着々と晴れ舞台が近づいてくるのを感じながらも、私だけかもしれませんが経験の無さゆえか、今ひとつ緊張感のほうは湧き上がってきません。試験飛行最初の日の前などは、一ヶ月以上前から不安にさいなまれていたものでしたが。うーんうーん、トラックがートラックがー
今年は大会開催が早まったこともあって、テストが大会前後にあるメンバーも多く、そっちにも気が行ってるかな、という感じです。しかしそれはいいことかな、と思います。緊張が分散されることで大会に入れ込みすぎないで迎えられるでしょうから。テストも大事だけど大会も大事。
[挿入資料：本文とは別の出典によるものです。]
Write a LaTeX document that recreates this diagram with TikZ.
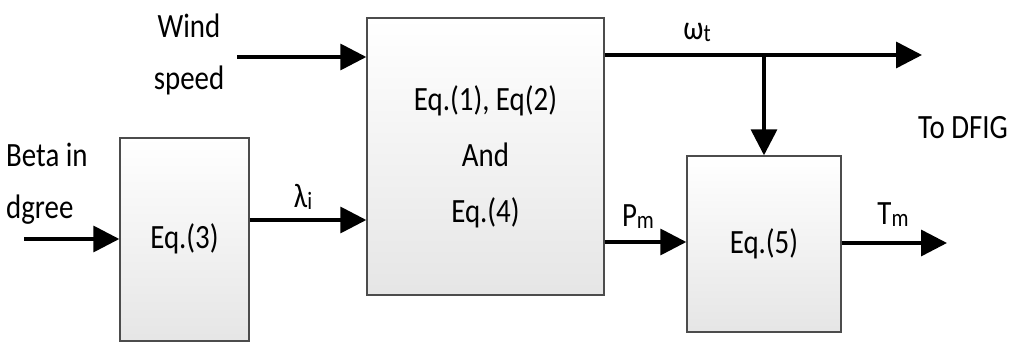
\documentclass[tikz,border=0pt]{standalone}
\usepackage{fontspec}
\setmainfont{Carlito}[FakeStretch=0.85]
\usetikzlibrary{arrows.meta}
\newcommand{\lowsub}[1]{\raisebox{-2pt}{\fontsize{25}{25}\selectfont #1}}
\begin{document}
\begin{tikzpicture}[x=1pt,y=-1pt,
  blk/.style={draw=black!70,line width=1.4pt,top color=white,bottom color=black!10,minimum width=#1,inner sep=0pt},
  sig/.style={line width=3.5pt,-{Triangle[length=26pt,width=26pt]}},
  lbl/.style={inner sep=0pt,font=\fontsize{34}{52}\selectfont}]
\useasboundingbox (0,0) rectangle (1018,344);
\node[blk=129pt,minimum height=203pt] (b3) at (184.5,239.5) {};
\node[blk=237pt,minimum height=277pt] (b1) at (485.5,156.5) {};
\node[blk=154pt,minimum height=176pt] (b5) at (764,244) {};
\node[lbl] (t3) at (184.5,239) {Eq.(3)};
\node[lbl,align=center,font=\fontsize{34}{56}\selectfont] (t1) at (485.5,157) {Eq.(1), Eq(2)\\And\\Eq.(4)};
\node[lbl] (t5) at (764,244) {Eq.(5)};
\node[lbl,align=center] (wind) at (189,54) {Wind\\speed};
\node[lbl,align=left,anchor=west] (beta) at (6,184) {Beta in\\dgree};
\node[lbl] (lam) at (303,197) {λ\lowsub{i}};
\node[lbl] (om) at (697,32) {ω\lowsub{t}};
\node[lbl] (pm) at (638,217) {P\lowsub{m}};
\node[lbl] (tm) at (893,215) {T\lowsub{m}};
\node[lbl] (dfig) at (963,128) {To DFIG};
\coordinate (wstart) at (237,57);
\coordinate (bstart) at (24,239);
\coordinate (omend) at (922,55);
\coordinate (tmend) at (947,243);
\coordinate (br) at (b5.north |- omend);
\draw[sig] (wstart) -- (wstart -| b1.west);
\draw[sig] (bstart) -- (bstart -| b3.west);
\draw[sig] (b3.east |- 0,220) -- (b1.west |- 0,220);
\draw[sig] (b1.east |- omend) -- (omend);
\draw[sig] (br) -- (b5.north);
\draw[sig] (b1.east |- 0,242) -- (b5.west |- 0,242);
\draw[sig] (b5.east |- tmend) -- (tmend);
\end{tikzpicture}
\end{document}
それくらいの意識のほうが、ミスしたりせずにいけるでしょう。・・・とでも思わないと大会当日のトラック運転なんざやってられません。

さて、かくて本番の差し迫った今週末、吉Gが雨で中止となったこともあり会場への道や施設のチェックをするため、彦根まで行ってまいりました。
まあ何度か大会見学で行ってはいるわけですし、わざわざチェックするほどのこともないとも言えますが、そこはそれ、石橋を叩いてわたる私三課長(B型)や石橋を叩いて叩いて逆に壊す会長(無論B型)としては準備はしすぎなくらいで十分というところ。
国道1号8号の大渋滞を抜け、二時間ほどかけて彦根に到着。市内の道を確認し、会場も見てきました。プラットフォームももう組み上げが始まっていて、いよいよという感じです。
会場周辺では今まで近くにホームセンターが無かったのですが、今回カインズホームがすぐ近くにできていました。これで便利になりますね~。
・・・来年から。OPEN7月20日て。

思ったより時間がかかり、かなり疲れましたが、十分下見は出来たと思います。本番ではあせらずいけるでしょう。